Human societies have endeavored to ensure the health and safety of their workers for centuries. Doctors in ancient Greece raised concerns over lead and other dangerous materials to which miners were routinely exposed. Later, the Roman senator Pliny the Elder alerted citizens to the dangers of sulfur and zinc. He recommended miners cover their mouths and noses with animal bladders – one of the first examples of industrial respiratory protection.
In the 15th Century, Austrian physician Ulrich Ellenbog published a treatise on the dangers that mercury and asbestos posed to laborers and the correlation of these and other metals with lung disease.
About 1700, Italian physician Bernardo Ramazzini – today known as the Father of Occupational Medicine – published his findings on the topic of occupational disease. He famously urged other doctors to ask their patients “What is your trade?”, drawing a definite link between the typical conditions of some occupations with known afflictions.
Although the conclusions drawn by these early scions of occupational health and safety are today common knowledge, they were indeed revolutionary when first advanced. Appreciation of the need for workplace safety, and development of methods to improve the conditions in which work was carried out, grew – but slowly.
Meanwhile, rapid advancements in technology during the 18th and 19th centuries transformed British society from a largely agrarian-based one to an industrial one. Inventions such as the spinning jenny – an improvement on the spinning wheel – and flying shuttle – an advancement on looms – revolutionized the manufacture of textiles. It was in this industry that factories were first used to generate output.

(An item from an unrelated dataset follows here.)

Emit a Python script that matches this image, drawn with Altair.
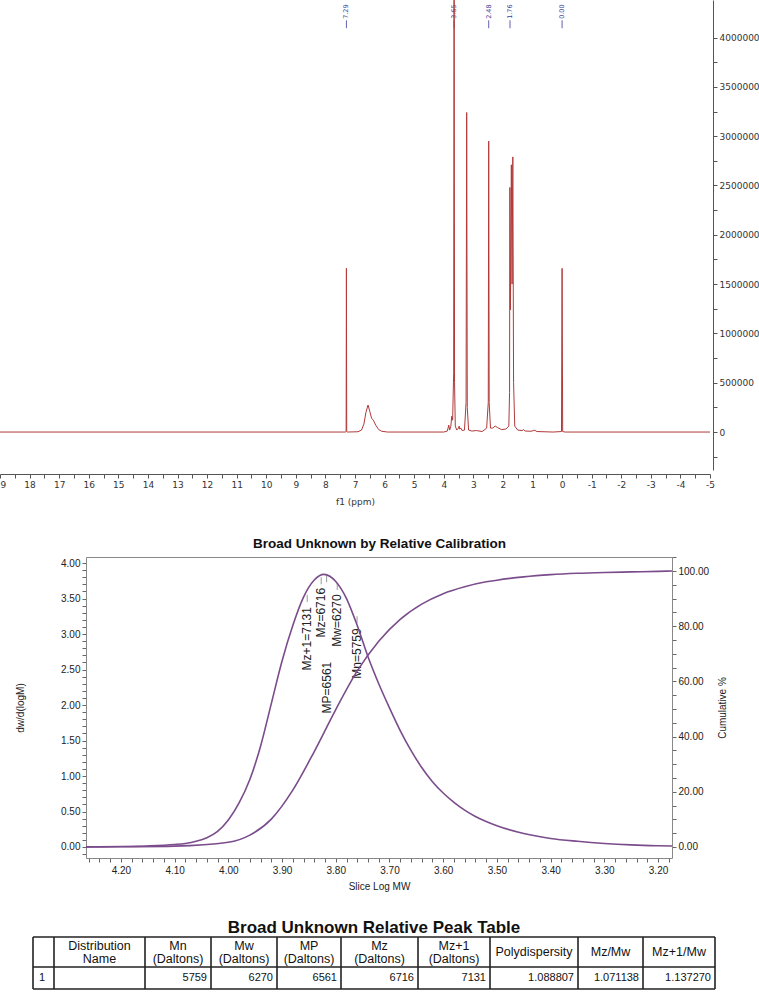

James Watt’s improvements to the previously invented steam engine in 1769 eventually led to new machinery being developed that could do work at staggeringly faster speeds than could people. Steam had a monumental impact on myriad industries that had for centuries relied exclusively on handwork and human effort, including lumber, textiles and transportation. Factories appeared in rapidly expanding urban areas as farm-dwellers flocked to cities in search of a new type of employment that was supplanting those in agriculture.
Developments in the production of steel further spurred the shift from an agrarian economy to an industrial one. The so-called Bessemer Process allowed firms to produce steel in large quantities, allowing thousands of products to either be invented or strengthened. This in turn led to more factories appearing on the landscapes of Britain, the U.S. and other industrialized countries such as Germany, France and Canada.
Collectively, these developments came to be known as the Industrial Revolution.